I think I read once that in the Bible you get descriptions of heaven as a place of rest because people in those days worked hard all the time. Rest was something they longed for. Now when we hear about heaven as a place of rest, we think it must be boring. A whole eternity of Sunday afternoons. But I wonder if it’s because we don’t know what rest really is. And perhaps because we don’t know what work really is. Or at least I don’t think I do. I mean, I sit at a desk all day and type. Even though I come home exhausted at the end of the day, it’s an exhaustion born out of boredom. My job does nothing to feed my soul. And then I go home and immerse myself in movies and TV shows and other things that occupy my time in meaningless ways. And so I don’t really work, and I don’t really rest.

08.03.06

Things I think about as I fall asleep…

Posted in Random Thoughts at 11:21 pm by Lawrie

What will music be like 500 years from now?  Will it be super-electronified or simple and chant-like?  Or will it go through both phases and end up somewhere completely different that I can’t imagine right now?  What will they think of our music?  Will they even know what it sounds like?  Or will they just be left with the lyrics, little knowing how much they’re missing?

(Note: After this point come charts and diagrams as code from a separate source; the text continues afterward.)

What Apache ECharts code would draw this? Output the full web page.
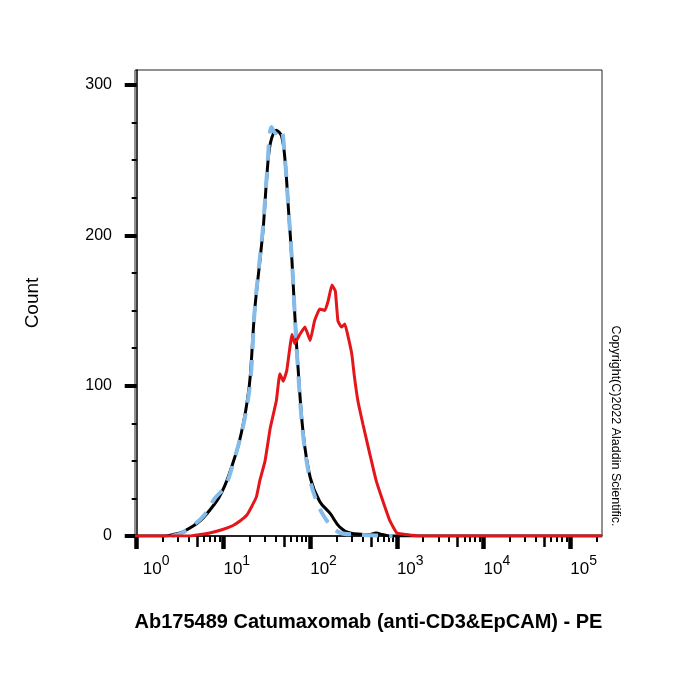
<!DOCTYPE html>
<html><head><meta charset="utf-8">
<script src="https://cdn.jsdelivr.net/npm/echarts@6/dist/echarts.min.js"></script>
<style>html,body{margin:0;padding:0;background:#fff}#c{width:700px;height:700px}</style>
</head><body><div id="c"></div>
<script>
const FONT = '"Liberation Sans", Arial, sans-serif';

// x axis in log10(fluorescence) units
const xMin = -0.02, xMax = 5.365;
const yMin = 0, yMax = 310;
const decadeTicks = [0, 1, 2, 3, 4, 5];
const yMajorTicks = [0, 100, 200, 300];
const yMinorTicks = [25, 50, 75, 125, 150, 175, 225, 250, 275];

const xTitle = 'Ab175489 Catumaxomab (anti-CD3&EpCAM) - PE';
const yTitle = 'Count';
const copyright = 'Copyright(C)2022 Aladdin Scientific.';

// black solid (control)
const blackLogFL = [-0.02, 0.33, 0.42, 0.54, 0.73, 0.92, 0.98, 1.04, 1.10, 1.17, 1.23, 1.28, 1.31, 1.36, 1.42, 1.46, 1.50, 1.54, 1.61, 1.67, 1.71, 1.75, 1.79, 1.82, 1.86, 1.92, 2.00, 2.11, 2.23, 2.34, 2.46, 2.69, 2.76, 2.83, 2.92, 5.365];
const blackCount = [0, 0, 1, 3, 10, 23, 29, 37, 47, 60, 75, 92, 107, 150, 183, 206, 239, 261, 270, 266, 250, 217, 183, 150, 112, 68, 39, 23, 15, 6, 2, 1, 2, 1, 0, 0];

// light blue dashed (isotype)
const blueLogFL = [0.40, 0.52, 0.65, 0.78, 0.90, 1.02, 1.12, 1.23, 1.31, 1.36, 1.42, 1.46, 1.50, 1.555, 1.60, 1.66, 1.71, 1.75, 1.79, 1.82, 1.86, 1.92, 2.00, 2.08, 2.15, 2.25, 2.35, 2.50, 2.95];
const blueCount = [0, 2, 7, 14, 25, 33, 50, 74, 103, 150, 185, 208, 240, 272, 268, 271, 250, 217, 183, 150, 110, 66, 37, 22, 14, 6, 2, 1, 0];

// red solid (stained)
const redLogFL = [-0.02, 0.61, 0.73, 0.84, 1.00, 1.11, 1.19, 1.27, 1.32, 1.38, 1.42, 1.48, 1.54, 1.61, 1.65, 1.69, 1.73, 1.79, 1.82, 1.88, 1.94, 2.00, 2.05, 2.11, 2.17, 2.21, 2.25, 2.29, 2.32, 2.36, 2.40, 2.44, 2.48, 2.51, 2.55, 2.61, 2.69, 2.76, 2.84, 2.92, 3.00, 3.11, 3.26, 5.365];
const redCount = [0, 0, 1, 2, 4.5, 7, 10, 14, 19, 26, 37, 50, 72, 90, 108, 103, 110, 134, 128, 134, 139, 130, 143, 151, 150, 157, 167, 163, 143, 139, 141, 132, 121, 106, 90, 74, 54, 37, 23, 10, 2, 1, 0, 0];

const zip = (xs, ys) => xs.map((x, i) => [x, ys[i]]);

// minor log ticks
const minorSmall = [], minorFive = [];
decadeTicks.forEach(d => {
  [2, 3, 4, 6, 7, 8, 9].forEach(k => { const v = d + Math.log10(k); if (v <= xMax) minorSmall.push(v); });
  const v5 = d + Math.log10(5); if (v5 <= xMax) minorFive.push(v5);
});

const chart = echarts.init(document.getElementById('c'), null, { renderer: 'canvas' });

const baseX = {
  type: 'value', min: xMin, max: xMax, position: 'bottom', gridIndex: 0,
  splitLine: { show: false }
};
const baseY = {
  type: 'value', min: yMin, max: yMax, position: 'left', gridIndex: 0,
  splitLine: { show: false }
};

chart.setOption({
  animation: false,
  backgroundColor: '#fff',
  textStyle: { fontFamily: FONT },
  grid: { left: 135, right: 98, top: 70, bottom: 164, show: true, borderColor: '#222', borderWidth: 1, backgroundColor: 'transparent' },
  xAxis: [
    Object.assign({}, baseX, {
      name: xTitle, nameLocation: 'middle', nameGap: 76,
      nameTextStyle: { fontFamily: FONT, fontSize: 20, fontWeight: 'bold', color: '#000' },
      axisLine: { show: true, lineStyle: { color: '#000', width: 1.5 } },
      axisTick: { show: true, customValues: decadeTicks, length: 13, lineStyle: { color: '#000', width: 4.5 } },
      axisLabel: {
        show: true, customValues: decadeTicks, margin: 18, align: 'left',
        formatter: v => (Math.round(v) === 0 ? '{p|}' : '') + '{b|10}{s|' + Math.round(v) + '}',
        rich: {
          p: { width: 6 },
          b: { fontFamily: FONT, fontSize: 17, color: '#000', lineHeight: 24, verticalAlign: 'bottom' },
          s: { fontFamily: FONT, fontSize: 14, color: '#000', lineHeight: 16, verticalAlign: 'top' }
        }
      }
    }),
    Object.assign({}, baseX, {
      axisLine: { show: false },
      axisLabel: { show: false },
      axisTick: { show: true, customValues: minorSmall, length: 6, lineStyle: { color: '#000', width: 2 } }
    }),
    Object.assign({}, baseX, {
      axisLine: { show: false },
      axisLabel: { show: false },
      axisTick: { show: true, customValues: minorFive, length: 11, lineStyle: { color: '#000', width: 2.5 } }
    })
  ],
  yAxis: [
    Object.assign({}, baseY, {
      name: yTitle, nameLocation: 'middle', nameGap: 93, nameRotate: 90,
      nameTextStyle: { fontFamily: FONT, fontSize: 19, color: '#000' },
      axisLine: { show: true, lineStyle: { color: '#000', width: 1.5 } },
      axisTick: { show: true, customValues: yMajorTicks, length: 12, lineStyle: { color: '#000', width: 4 } },
      axisLabel: { show: true, customValues: yMajorTicks, margin: 23, fontFamily: FONT, fontSize: 16, color: '#000' }
    }),
    Object.assign({}, baseY, {
      axisLine: { show: false },
      axisLabel: { show: false },
      axisTick: { show: true, customValues: yMinorTicks, length: 5, lineStyle: { color: '#000', width: 2 } }
    })
  ],
  series: [
    { type: 'line', name: 'control', data: zip(blackLogFL, blackCount), showSymbol: false, smooth: 0.35,
      lineStyle: { color: '#000', width: 3 }, z: 2 },
    { type: 'line', name: 'isotype', data: zip(blueLogFL, blueCount), showSymbol: false, smooth: 0.35,
      lineStyle: { color: '#85bbe8', width: 4, type: [16, 11] }, z: 3 },
    { type: 'line', name: 'stained', data: zip(redLogFL, redCount), showSymbol: false, smooth: 0.1,
      lineStyle: { color: '#e3161b', width: 3 }, z: 4 }
  ],
  graphic: [
    { type: 'text', x: 615, y: 426, rotation: -Math.PI / 2,
      style: { text: copyright, fontFamily: FONT, fontSize: 12.5, fill: '#000', align: 'center', verticalAlign: 'middle' } }
  ]
});
</script>
</body></html>
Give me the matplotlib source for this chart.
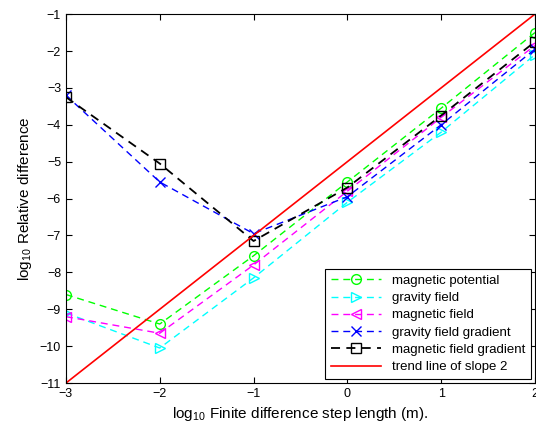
import matplotlib.pyplot as plt
import numpy as np

plt.rcParams['font.family'] = ['Liberation Sans', 'DejaVu Sans']
plt.rcParams['mathtext.fontset'] = 'custom'
plt.rcParams['mathtext.rm'] = 'Liberation Sans'
plt.rcParams['mathtext.it'] = 'Liberation Sans'
plt.rcParams['lines.dashed_pattern'] = (5, 3.5)

# log10 step length
step = [-3, -2, -1, 0, 1, 2]

# log10 relative difference per field
mag_potential = [-8.6, -9.4, -7.55, -5.55, -3.55, -1.5]
gravity_field = [-9.1, -10.05, -8.15, -6.1, -4.2, -2.1]
mag_field = [-9.2, -9.65, -7.8, -5.8, -3.8, -1.85]
gravity_gradient = [-3.2, -5.55, -6.95, -5.95, -4.0, -1.95]
mag_gradient = [-3.25, -5.05, -7.15, -5.7, -3.75, -1.75]

# trend line of slope 2
trend_x = [-3, 2]
trend_y = [-11, -1]

fig = plt.figure(figsize=(5.36, 4.28), dpi=100)
ax = fig.add_axes([0.123, 0.105, 0.875, 0.862])

ax.plot(step, mag_potential, '--o', color='#00ff00', mfc='none', ms=7, lw=1,
        label='magnetic potential')
ax.plot(step, gravity_field, '-->', color='#00ffff', mfc='none', ms=7, lw=1,
        label='gravity field')
ax.plot(step, mag_field, '--<', color='#ff00ff', mfc='none', ms=7, lw=1,
        label='magnetic field')
ax.plot(step, gravity_gradient, '--x', color='#0000ff', ms=7, lw=1,
        label='gravity field gradient')
ax.plot(step, mag_gradient, '--s', color='black', mfc='none', ms=7, lw=1.3,
        label='magnetic field gradient')
ax.plot(trend_x, trend_y, '-', color='red', lw=1.2, label='trend line of slope 2')

ax.set_xlim(-3, 2)
ax.set_ylim(-11, -1)
ax.set_xticks(range(-3, 3))
ax.set_yticks(range(-11, 0))
ax.tick_params(direction='in', top=True, right=True, labelsize=9, length=4)

ax.set_xlabel('log$_{10}$ Finite difference step length (m).', fontsize=11)
ax.set_ylabel('log$_{10}$ Relative difference', fontsize=11)

leg = ax.legend(loc='lower right', fontsize=9.5, fancybox=False, edgecolor='black',
                framealpha=1, borderaxespad=0.3, handlelength=3.8, labelspacing=0.38,
                borderpad=0.45)
leg.get_frame().set_linewidth(0.8)

plt.savefig('out.png', dpi=100)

When I meet my great-x-18-granddaughter in heaven, will I find out that somehow we both love the same song, but that we know it in entirely different forms?  When she sings me her version, will I wonder how a sane person could ever enjoy something like that, or will I see in it the same beauty she does?

And how much storage space will it take to hold all of the music we have now, plus all the music written between now and then?  Not to mention all the movies, books, paintings, and whatever else that get created.  Is that why only the best (or most popular, I suppose) stuff survives?  Lack of storage space?